Plotting code records:
◇ ◇ ◇ ◇

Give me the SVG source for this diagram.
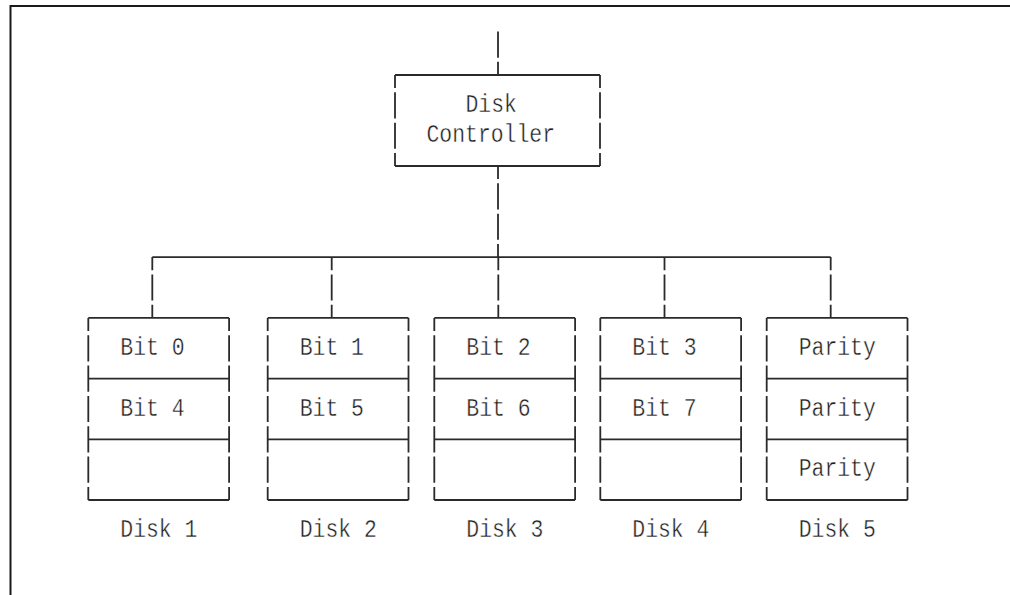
<svg xmlns="http://www.w3.org/2000/svg" width="1010" height="595" viewBox="0 0 1010 595">
<style>
.frame{stroke:#1a1a1a;stroke-width:2;fill:none}
.h{stroke:#2a2a2a;stroke-width:1.8;fill:none}
.v{stroke:#2a2a2a;stroke-width:1.8;fill:none;stroke-dasharray:26.2 4.16;stroke-dashoffset:13.08}
.t{font-family:"Liberation Mono","DejaVu Sans Mono",monospace;font-size:25px;fill:#1e1e1e;stroke:#ffffff;stroke-width:0.4}
</style>
<rect width="1010" height="595" fill="#ffffff"/>
<g id="frame">
<line class="frame" x1="10.5" y1="6" x2="1010" y2="6"/>
<line class="frame" x1="10.5" y1="5" x2="10.5" y2="595"/>
</g>
<g id="connectors">
<line class="v" x1="498" y1="31.5" x2="498" y2="75" style="stroke-dashoffset:0"/>
<line class="v" x1="498" y1="166" x2="498" y2="257.1"/>
<line class="h" x1="152.3" y1="257.1" x2="830.7" y2="257.1"/>
<line class="v" x1="152.3" y1="257.1" x2="152.3" y2="317.9"/>
<line class="v" x1="331.7" y1="257.1" x2="331.7" y2="317.9"/>
<line class="v" x1="498.3" y1="257.1" x2="498.3" y2="317.9"/>
<line class="v" x1="664.5" y1="257.1" x2="664.5" y2="317.9"/>
<line class="v" x1="830.7" y1="257.1" x2="830.7" y2="317.9"/>
</g>
<g id="controller">
<line class="h" x1="395" y1="75" x2="600" y2="75"/>
<line class="h" x1="395" y1="166" x2="600" y2="166"/>
<line class="v" x1="395" y1="75" x2="395" y2="166"/>
<line class="v" x1="600" y1="75" x2="600" y2="166"/>
<text class="t" x="465.5" y="112" textLength="51.4" lengthAdjust="spacingAndGlyphs">Disk</text>
<text class="t" x="426.5" y="141.5" textLength="128.5" lengthAdjust="spacingAndGlyphs">Controller</text>
</g>
<g id="disk1">
<line class="h" x1="88.3" y1="317.9" x2="229.1" y2="317.9"/>
<line class="h" x1="88.3" y1="378.6" x2="229.1" y2="378.6"/>
<line class="h" x1="88.3" y1="439.3" x2="229.1" y2="439.3"/>
<line class="h" x1="88.3" y1="500" x2="229.1" y2="500"/>
<line class="v" x1="88.3" y1="317.9" x2="88.3" y2="500"/>
<line class="v" x1="229.1" y1="317.9" x2="229.1" y2="500"/>
<text class="t" x="120.3" y="355" textLength="64.25" lengthAdjust="spacingAndGlyphs">Bit 0</text>
<text class="t" x="120.3" y="415.5" textLength="64.25" lengthAdjust="spacingAndGlyphs">Bit 4</text>
<text class="t" x="120.3" y="537" textLength="77.1" lengthAdjust="spacingAndGlyphs">Disk 1</text>
</g>
<g id="disk2">
<line class="h" x1="267.7" y1="317.9" x2="408.5" y2="317.9"/>
<line class="h" x1="267.7" y1="378.6" x2="408.5" y2="378.6"/>
<line class="h" x1="267.7" y1="439.3" x2="408.5" y2="439.3"/>
<line class="h" x1="267.7" y1="500" x2="408.5" y2="500"/>
<line class="v" x1="267.7" y1="317.9" x2="267.7" y2="500"/>
<line class="v" x1="408.5" y1="317.9" x2="408.5" y2="500"/>
<text class="t" x="299.7" y="355" textLength="64.25" lengthAdjust="spacingAndGlyphs">Bit 1</text>
<text class="t" x="299.7" y="415.5" textLength="64.25" lengthAdjust="spacingAndGlyphs">Bit 5</text>
<text class="t" x="299.7" y="537" textLength="77.1" lengthAdjust="spacingAndGlyphs">Disk 2</text>
</g>
<g id="disk3">
<line class="h" x1="434.3" y1="317.9" x2="575.1" y2="317.9"/>
<line class="h" x1="434.3" y1="378.6" x2="575.1" y2="378.6"/>
<line class="h" x1="434.3" y1="439.3" x2="575.1" y2="439.3"/>
<line class="h" x1="434.3" y1="500" x2="575.1" y2="500"/>
<line class="v" x1="434.3" y1="317.9" x2="434.3" y2="500"/>
<line class="v" x1="575.1" y1="317.9" x2="575.1" y2="500"/>
<text class="t" x="466.3" y="355" textLength="64.25" lengthAdjust="spacingAndGlyphs">Bit 2</text>
<text class="t" x="466.3" y="415.5" textLength="64.25" lengthAdjust="spacingAndGlyphs">Bit 6</text>
<text class="t" x="466.3" y="537" textLength="77.1" lengthAdjust="spacingAndGlyphs">Disk 3</text>
</g>
<g id="disk4">
<line class="h" x1="600.3" y1="317.9" x2="741.1" y2="317.9"/>
<line class="h" x1="600.3" y1="378.6" x2="741.1" y2="378.6"/>
<line class="h" x1="600.3" y1="439.3" x2="741.1" y2="439.3"/>
<line class="h" x1="600.3" y1="500" x2="741.1" y2="500"/>
<line class="v" x1="600.3" y1="317.9" x2="600.3" y2="500"/>
<line class="v" x1="741.1" y1="317.9" x2="741.1" y2="500"/>
<text class="t" x="632.3" y="355" textLength="64.25" lengthAdjust="spacingAndGlyphs">Bit 3</text>
<text class="t" x="632.3" y="415.5" textLength="64.25" lengthAdjust="spacingAndGlyphs">Bit 7</text>
<text class="t" x="632.3" y="537" textLength="77.1" lengthAdjust="spacingAndGlyphs">Disk 4</text>
</g>
<g id="disk5">
<line class="h" x1="766.7" y1="317.9" x2="907.5" y2="317.9"/>
<line class="h" x1="766.7" y1="378.6" x2="907.5" y2="378.6"/>
<line class="h" x1="766.7" y1="439.3" x2="907.5" y2="439.3"/>
<line class="h" x1="766.7" y1="500" x2="907.5" y2="500"/>
<line class="v" x1="766.7" y1="317.9" x2="766.7" y2="500"/>
<line class="v" x1="907.5" y1="317.9" x2="907.5" y2="500"/>
<text class="t" x="798.7" y="355" textLength="77.1" lengthAdjust="spacingAndGlyphs">Parity</text>
<text class="t" x="798.7" y="415.5" textLength="77.1" lengthAdjust="spacingAndGlyphs">Parity</text>
<text class="t" x="798.7" y="476" textLength="77.1" lengthAdjust="spacingAndGlyphs">Parity</text>
<text class="t" x="798.7" y="537" textLength="77.1" lengthAdjust="spacingAndGlyphs">Disk 5</text>
</g>
</svg>
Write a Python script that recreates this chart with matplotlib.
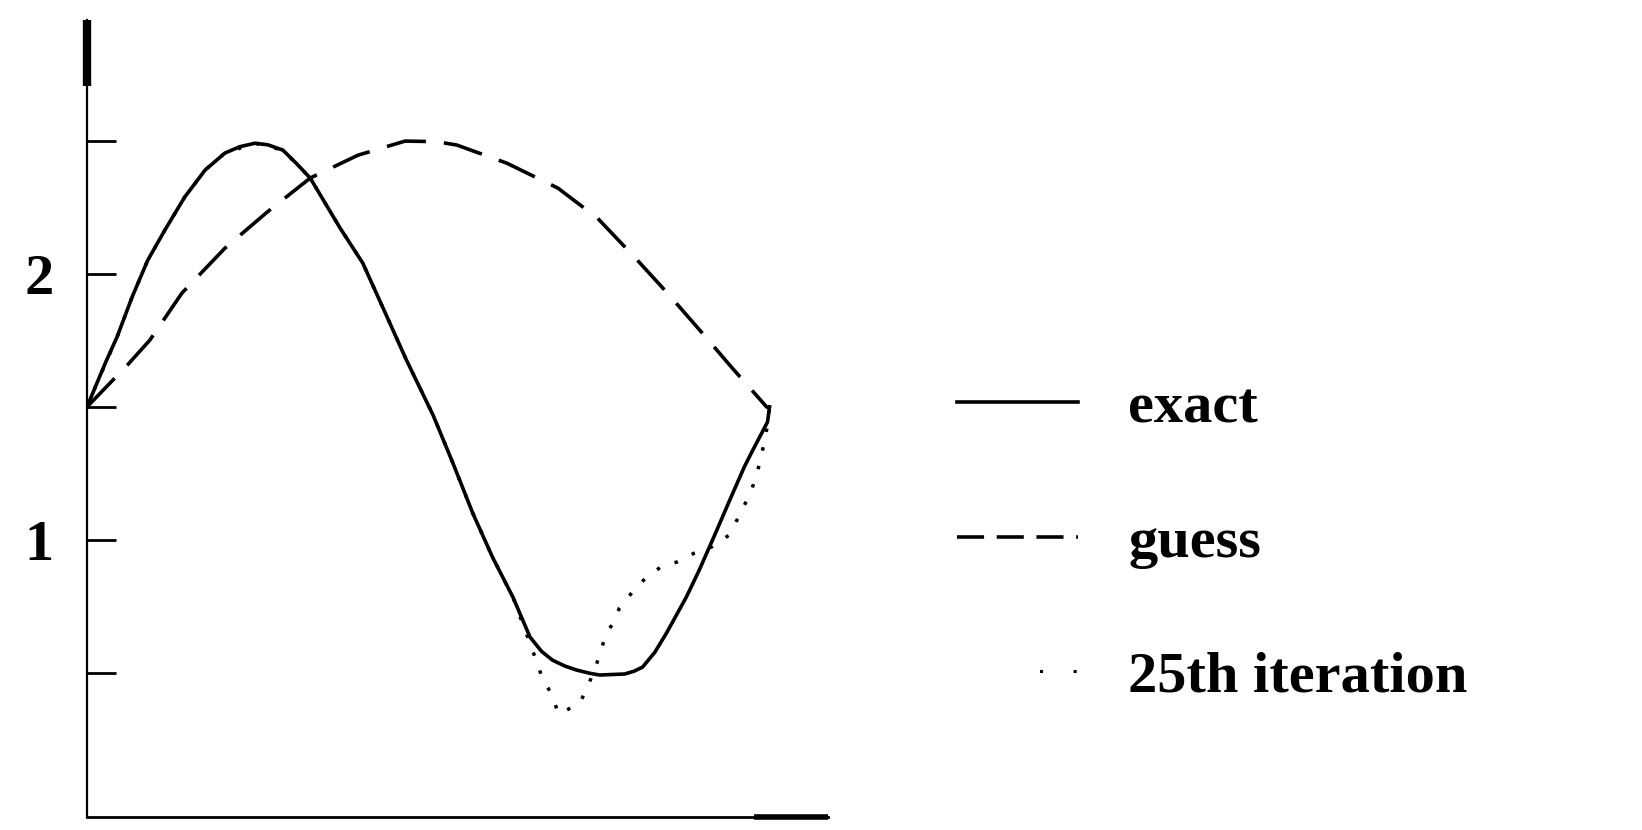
import matplotlib
matplotlib.use("Agg")
import matplotlib.pyplot as plt
from matplotlib.lines import Line2D

plt.rcParams['font.family'] = ['Liberation Serif', 'DejaVu Serif']
plt.rcParams['font.weight'] = 'bold'

# values (x scaled 0..1 along the curve span)
exact_x = [0.0, 0.012, 0.028, 0.044, 0.066, 0.089, 0.114, 0.143, 0.173, 0.202,
           0.224, 0.246, 0.265, 0.287, 0.306, 0.327, 0.370, 0.404, 0.433, 0.468,
           0.507, 0.536, 0.565, 0.594, 0.624, 0.649, 0.666, 0.682, 0.700, 0.717,
           0.736, 0.751, 0.769, 0.788, 0.802, 0.814, 0.832, 0.849, 0.878, 0.897,
           0.920, 0.943, 0.963, 0.974, 0.997, 1.0]
exact_y = [1.50, 1.574, 1.672, 1.763, 1.913, 2.052, 2.165, 2.289, 2.391, 2.455,
           2.479, 2.492, 2.486, 2.466, 2.418, 2.361, 2.176, 2.041, 1.876, 1.676,
           1.469, 1.289, 1.101, 0.935, 0.784, 0.634, 0.580, 0.547, 0.525, 0.510,
           0.498, 0.491, 0.493, 0.495, 0.506, 0.521, 0.577, 0.649, 0.784, 0.886,
           1.020, 1.157, 1.274, 1.330, 1.443, 1.50]

guess_x = [0.0, 0.059, 0.092, 0.139, 0.202, 0.264, 0.327, 0.397, 0.466, 0.512,
           0.542, 0.615, 0.690, 0.748, 0.802, 0.849, 0.900, 0.944, 0.996, 1.0]
guess_y = [1.50, 1.657, 1.751, 1.928, 2.097, 2.233, 2.361, 2.447, 2.500, 2.498,
           2.485, 2.417, 2.323, 2.210, 2.064, 1.932, 1.782, 1.650, 1.499, 1.50]

iter_x = [0.0, 0.012, 0.044, 0.066, 0.089, 0.114, 0.143, 0.173, 0.202, 0.246,
          0.287, 0.327, 0.370, 0.404, 0.433, 0.468, 0.507, 0.536, 0.565, 0.594,
          0.624, 0.659, 0.666, 0.681, 0.691, 0.722, 0.735, 0.747, 0.761, 0.773,
          0.780, 0.799, 0.821, 0.843, 0.864, 0.890, 0.915, 0.941, 0.956, 0.972,
          0.981, 0.988, 0.997, 1.0]
iter_y = [1.50, 1.574, 1.763, 1.913, 2.052, 2.165, 2.289, 2.391, 2.455, 2.492,
          2.466, 2.361, 2.176, 2.041, 1.876, 1.676, 1.469, 1.289, 1.101, 0.935,
          0.784, 0.540, 0.487, 0.416, 0.344, 0.385, 0.456, 0.536, 0.649, 0.694,
          0.743, 0.803, 0.863, 0.901, 0.916, 0.950, 0.973, 1.018, 1.093, 1.176,
          1.243, 1.315, 1.430, 1.50]

y_ticks = [0.5, 1.0, 1.5, 2.0, 2.5]
y_tick_labels = ['', '1', '', '2', '']
labels = ['exact', 'guess', '25th iteration']

fig = plt.figure(figsize=(16.42, 8.30), dpi=100)
ax = fig.add_axes([0.053, 0.0157, 0.451, 0.960])

ax.plot(iter_x, iter_y, color='black', lw=2.5, linestyle=(0, (1, 4.5)))
ax.plot(exact_x, exact_y, color='black', lw=2.6, solid_joinstyle='round')
ax.plot(guess_x, guess_y, color='black', lw=2.6, linestyle=(0, (11, 5)))

ax.set_xlim(0, 1.085)
ax.set_ylim(-0.043, 2.955)

for s in ['top', 'right']:
    ax.spines[s].set_visible(False)
ax.spines['left'].set_linewidth(1.6)
ax.spines['bottom'].set_linewidth(2.0)

# thickened ends of the axes, as in the scan
ax.plot([0, 0], [0.918, 1.0], color='black', lw=6, transform=ax.transAxes,
        clip_on=False, solid_capstyle='butt')
ax.plot([0.901, 1.0], [0, 0], color='black', lw=4, transform=ax.transAxes,
        clip_on=False, solid_capstyle='butt')

ax.set_xticks([])
ax.set_yticks(y_ticks)
ax.set_yticklabels(y_tick_labels)
ax.tick_params(axis='y', direction='in', length=21, width=2, pad=24,
               labelsize=42)

handles = [
    Line2D([], [], color='black', lw=2.6),
    Line2D([], [], color='black', lw=2.6, linestyle=(0, (7.5, 3.5))),
    # only two faint dots at the right end of the handle, as in the scan
    Line2D([], [], color='black', lw=2.2, linestyle=(35, (1, 10, 1, 50))),
]
fig.legend(handles, labels, loc='upper left', bbox_to_anchor=(0.583, 0.54),
           frameon=False, borderpad=0, borderaxespad=0, handlelength=2.07,
           handletextpad=0.86, labelspacing=1.4, prop={'size': 42, 'weight': 'bold'})

fig.savefig('out.png', dpi=100)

◇ ◇ ◇ ◇

* PROBLEM REQUIREMENTS
Copy out all lines that carry the word "this".

* RESULT OF THE EXERCISE
Give me the SVG source for this diagram.
Write a Python script that recreates this chart with matplotlib.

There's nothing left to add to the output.